Go through the listing and set it down exactly, leaving out its pictures.

INFORMATION PROVIDED:
▶

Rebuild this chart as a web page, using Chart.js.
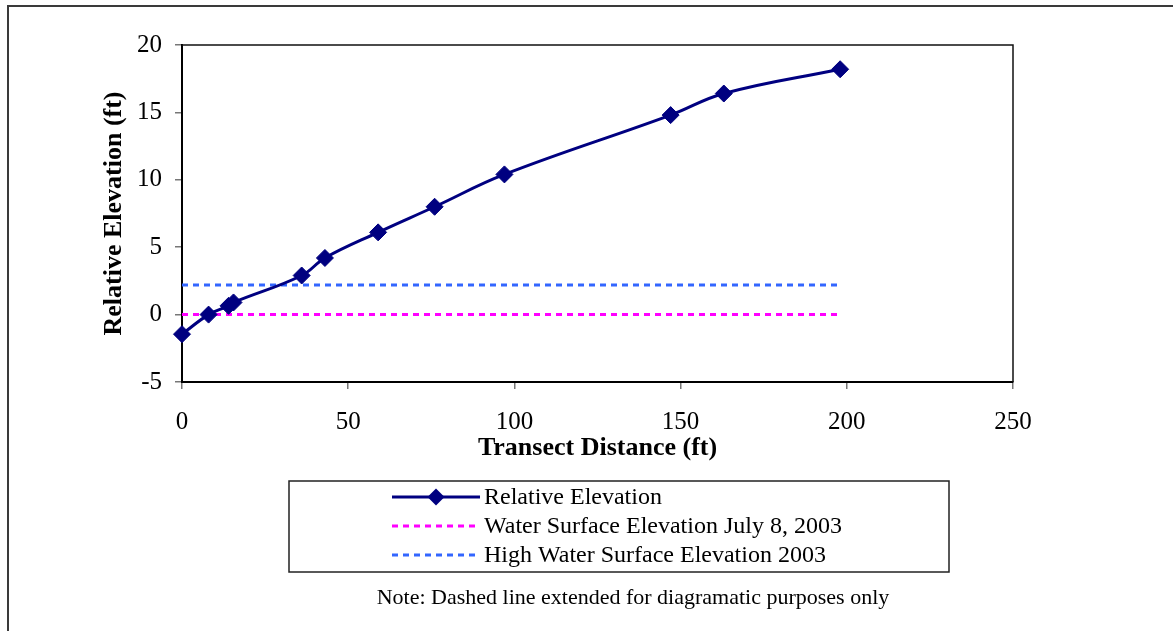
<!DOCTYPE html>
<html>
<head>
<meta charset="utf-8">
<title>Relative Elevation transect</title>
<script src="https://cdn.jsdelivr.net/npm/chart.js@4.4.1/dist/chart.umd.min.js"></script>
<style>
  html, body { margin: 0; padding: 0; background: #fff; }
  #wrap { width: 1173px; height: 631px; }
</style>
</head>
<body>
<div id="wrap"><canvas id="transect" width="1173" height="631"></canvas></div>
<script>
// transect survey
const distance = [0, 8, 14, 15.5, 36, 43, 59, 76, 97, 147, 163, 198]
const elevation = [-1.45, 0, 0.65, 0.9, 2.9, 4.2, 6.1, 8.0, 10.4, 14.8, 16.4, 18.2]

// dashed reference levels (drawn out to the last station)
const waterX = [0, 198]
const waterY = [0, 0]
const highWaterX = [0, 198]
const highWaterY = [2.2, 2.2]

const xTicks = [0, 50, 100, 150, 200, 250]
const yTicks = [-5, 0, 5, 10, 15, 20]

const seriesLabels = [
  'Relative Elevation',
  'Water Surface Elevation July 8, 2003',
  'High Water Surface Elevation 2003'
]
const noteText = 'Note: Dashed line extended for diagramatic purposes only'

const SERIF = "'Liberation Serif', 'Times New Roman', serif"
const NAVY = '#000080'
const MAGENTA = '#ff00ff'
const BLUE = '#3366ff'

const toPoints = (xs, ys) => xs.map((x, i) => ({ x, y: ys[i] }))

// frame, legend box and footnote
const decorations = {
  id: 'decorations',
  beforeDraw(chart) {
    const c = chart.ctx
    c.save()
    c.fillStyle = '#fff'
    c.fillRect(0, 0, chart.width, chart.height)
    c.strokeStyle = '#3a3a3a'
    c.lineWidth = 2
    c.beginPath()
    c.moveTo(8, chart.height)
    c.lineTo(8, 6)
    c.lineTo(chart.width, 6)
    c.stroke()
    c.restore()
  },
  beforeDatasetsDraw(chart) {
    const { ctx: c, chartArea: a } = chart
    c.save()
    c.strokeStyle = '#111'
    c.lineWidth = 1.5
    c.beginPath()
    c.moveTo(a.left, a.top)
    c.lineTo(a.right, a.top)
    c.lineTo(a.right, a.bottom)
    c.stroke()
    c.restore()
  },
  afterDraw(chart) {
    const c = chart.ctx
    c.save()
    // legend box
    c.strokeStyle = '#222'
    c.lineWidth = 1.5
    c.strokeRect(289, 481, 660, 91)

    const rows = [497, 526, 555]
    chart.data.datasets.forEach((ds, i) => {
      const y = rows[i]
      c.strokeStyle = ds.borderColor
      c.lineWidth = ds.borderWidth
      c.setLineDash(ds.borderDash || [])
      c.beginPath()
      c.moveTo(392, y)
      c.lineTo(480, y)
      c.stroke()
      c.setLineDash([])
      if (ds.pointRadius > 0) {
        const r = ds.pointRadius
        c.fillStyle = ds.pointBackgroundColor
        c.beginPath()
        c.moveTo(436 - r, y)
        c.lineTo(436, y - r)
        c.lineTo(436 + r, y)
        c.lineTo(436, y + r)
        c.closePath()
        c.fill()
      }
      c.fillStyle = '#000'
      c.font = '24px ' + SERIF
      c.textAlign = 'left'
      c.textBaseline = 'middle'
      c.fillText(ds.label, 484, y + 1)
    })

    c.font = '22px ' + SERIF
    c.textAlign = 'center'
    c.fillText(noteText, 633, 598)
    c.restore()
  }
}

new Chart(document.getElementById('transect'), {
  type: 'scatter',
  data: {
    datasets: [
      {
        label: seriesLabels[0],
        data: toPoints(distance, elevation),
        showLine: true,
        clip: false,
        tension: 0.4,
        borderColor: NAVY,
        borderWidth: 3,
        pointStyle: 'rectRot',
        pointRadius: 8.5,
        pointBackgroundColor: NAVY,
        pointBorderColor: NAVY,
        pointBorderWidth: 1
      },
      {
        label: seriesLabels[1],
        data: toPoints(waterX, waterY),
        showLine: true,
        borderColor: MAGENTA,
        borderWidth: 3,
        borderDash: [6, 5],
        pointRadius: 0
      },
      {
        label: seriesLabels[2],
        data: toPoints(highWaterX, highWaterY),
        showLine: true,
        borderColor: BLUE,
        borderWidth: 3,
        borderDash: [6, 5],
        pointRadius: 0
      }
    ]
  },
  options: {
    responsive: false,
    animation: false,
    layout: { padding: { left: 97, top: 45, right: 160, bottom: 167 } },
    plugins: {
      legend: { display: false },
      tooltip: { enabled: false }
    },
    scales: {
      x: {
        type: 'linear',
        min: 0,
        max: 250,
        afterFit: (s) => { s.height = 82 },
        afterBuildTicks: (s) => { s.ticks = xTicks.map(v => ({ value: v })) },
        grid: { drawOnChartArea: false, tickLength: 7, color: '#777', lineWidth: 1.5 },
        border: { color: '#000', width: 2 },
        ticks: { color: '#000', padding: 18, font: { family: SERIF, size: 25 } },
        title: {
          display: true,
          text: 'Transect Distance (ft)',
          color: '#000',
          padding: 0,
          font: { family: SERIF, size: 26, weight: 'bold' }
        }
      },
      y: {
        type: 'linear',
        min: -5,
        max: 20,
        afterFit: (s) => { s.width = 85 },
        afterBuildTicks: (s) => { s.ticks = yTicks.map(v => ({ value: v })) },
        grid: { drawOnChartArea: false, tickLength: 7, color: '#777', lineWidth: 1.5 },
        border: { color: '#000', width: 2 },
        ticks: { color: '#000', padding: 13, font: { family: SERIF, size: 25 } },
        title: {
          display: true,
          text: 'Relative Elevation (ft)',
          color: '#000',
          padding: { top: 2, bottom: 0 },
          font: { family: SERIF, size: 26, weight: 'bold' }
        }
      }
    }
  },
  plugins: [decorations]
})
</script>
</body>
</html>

◀

OUTPUT FOR THIS EXERCISE:
Rebuild this chart as a web page, using Chart.js.
<!DOCTYPE html>
<html>
<head>
<meta charset="utf-8">
<title>Relative Elevation transect</title>
<script src="https://cdn.jsdelivr.net/npm/chart.js@4.4.1/dist/chart.umd.min.js"></script>
<style>
  html, body { margin: 0; padding: 0; background: #fff; }
  #wrap { width: 1173px; height: 631px; }
</style>
</head>
<body>
<div id="wrap"><canvas id="transect" width="1173" height="631"></canvas></div>
<script>
// transect survey
const distance = [0, 8, 14, 15.5, 36, 43, 59, 76, 97, 147, 163, 198]
const elevation = [-1.45, 0, 0.65, 0.9, 2.9, 4.2, 6.1, 8.0, 10.4, 14.8, 16.4, 18.2]

// dashed reference levels (drawn out to the last station)
const waterX = [0, 198]
const waterY = [0, 0]
const highWaterX = [0, 198]
const highWaterY = [2.2, 2.2]

const xTicks = [0, 50, 100, 150, 200, 250]
const yTicks = [-5, 0, 5, 10, 15, 20]

const seriesLabels = [
  'Relative Elevation',
  'Water Surface Elevation July 8, 2003',
  'High Water Surface Elevation 2003'
]
const noteText = 'Note: Dashed line extended for diagramatic purposes only'

const SERIF = "'Liberation Serif', 'Times New Roman', serif"
const NAVY = '#000080'
const MAGENTA = '#ff00ff'
const BLUE = '#3366ff'

const toPoints = (xs, ys) => xs.map((x, i) => ({ x, y: ys[i] }))

// frame, legend box and footnote
const decorations = {
  id: 'decorations',
  beforeDraw(chart) {
    const c = chart.ctx
    c.save()
    c.fillStyle = '#fff'
    c.fillRect(0, 0, chart.width, chart.height)
    c.strokeStyle = '#3a3a3a'
    c.lineWidth = 2
    c.beginPath()
    c.moveTo(8, chart.height)
    c.lineTo(8, 6)
    c.lineTo(chart.width, 6)
    c.stroke()
    c.restore()
  },
  beforeDatasetsDraw(chart) {
    const { ctx: c, chartArea: a } = chart
    c.save()
    c.strokeStyle = '#111'
    c.lineWidth = 1.5
    c.beginPath()
    c.moveTo(a.left, a.top)
    c.lineTo(a.right, a.top)
    c.lineTo(a.right, a.bottom)
    c.stroke()
    c.restore()
  },
  afterDraw(chart) {
    const c = chart.ctx
    c.save()
    // legend box
    c.strokeStyle = '#222'
    c.lineWidth = 1.5
    c.strokeRect(289, 481, 660, 91)

    const rows = [497, 526, 555]
    chart.data.datasets.forEach((ds, i) => {
      const y = rows[i]
      c.strokeStyle = ds.borderColor
      c.lineWidth = ds.borderWidth
      c.setLineDash(ds.borderDash || [])
      c.beginPath()
      c.moveTo(392, y)
      c.lineTo(480, y)
      c.stroke()
      c.setLineDash([])
      if (ds.pointRadius > 0) {
        const r = ds.pointRadius
        c.fillStyle = ds.pointBackgroundColor
        c.beginPath()
        c.moveTo(436 - r, y)
        c.lineTo(436, y - r)
        c.lineTo(436 + r, y)
        c.lineTo(436, y + r)
        c.closePath()
        c.fill()
      }
      c.fillStyle = '#000'
      c.font = '24px ' + SERIF
      c.textAlign = 'left'
      c.textBaseline = 'middle'
      c.fillText(ds.label, 484, y + 1)
    })

    c.font = '22px ' + SERIF
    c.textAlign = 'center'
    c.fillText(noteText, 633, 598)
    c.restore()
  }
}

new Chart(document.getElementById('transect'), {
  type: 'scatter',
  data: {
    datasets: [
      {
        label: seriesLabels[0],
        data: toPoints(distance, elevation),
        showLine: true,
        clip: false,
        tension: 0.4,
        borderColor: NAVY,
        borderWidth: 3,
        pointStyle: 'rectRot',
        pointRadius: 8.5,
        pointBackgroundColor: NAVY,
        pointBorderColor: NAVY,
        pointBorderWidth: 1
      },
      {
        label: seriesLabels[1],
        data: toPoints(waterX, waterY),
        showLine: true,
        borderColor: MAGENTA,
        borderWidth: 3,
        borderDash: [6, 5],
        pointRadius: 0
      },
      {
        label: seriesLabels[2],
        data: toPoints(highWaterX, highWaterY),
        showLine: true,
        borderColor: BLUE,
        borderWidth: 3,
        borderDash: [6, 5],
        pointRadius: 0
      }
    ]
  },
  options: {
    responsive: false,
    animation: false,
    layout: { padding: { left: 97, top: 45, right: 160, bottom: 167 } },
    plugins: {
      legend: { display: false },
      tooltip: { enabled: false }
    },
    scales: {
      x: {
        type: 'linear',
        min: 0,
        max: 250,
        afterFit: (s) => { s.height = 82 },
        afterBuildTicks: (s) => { s.ticks = xTicks.map(v => ({ value: v })) },
        grid: { drawOnChartArea: false, tickLength: 7, color: '#777', lineWidth: 1.5 },
        border: { color: '#000', width: 2 },
        ticks: { color: '#000', padding: 18, font: { family: SERIF, size: 25 } },
        title: {
          display: true,
          text: 'Transect Distance (ft)',
          color: '#000',
          padding: 0,
          font: { family: SERIF, size: 26, weight: 'bold' }
        }
      },
      y: {
        type: 'linear',
        min: -5,
        max: 20,
        afterFit: (s) => { s.width = 85 },
        afterBuildTicks: (s) => { s.ticks = yTicks.map(v => ({ value: v })) },
        grid: { drawOnChartArea: false, tickLength: 7, color: '#777', lineWidth: 1.5 },
        border: { color: '#000', width: 2 },
        ticks: { color: '#000', padding: 13, font: { family: SERIF, size: 25 } },
        title: {
          display: true,
          text: 'Relative Elevation (ft)',
          color: '#000',
          padding: { top: 2, bottom: 0 },
          font: { family: SERIF, size: 26, weight: 'bold' }
        }
      }
    }
  },
  plugins: [decorations]
})
</script>
</body>
</html>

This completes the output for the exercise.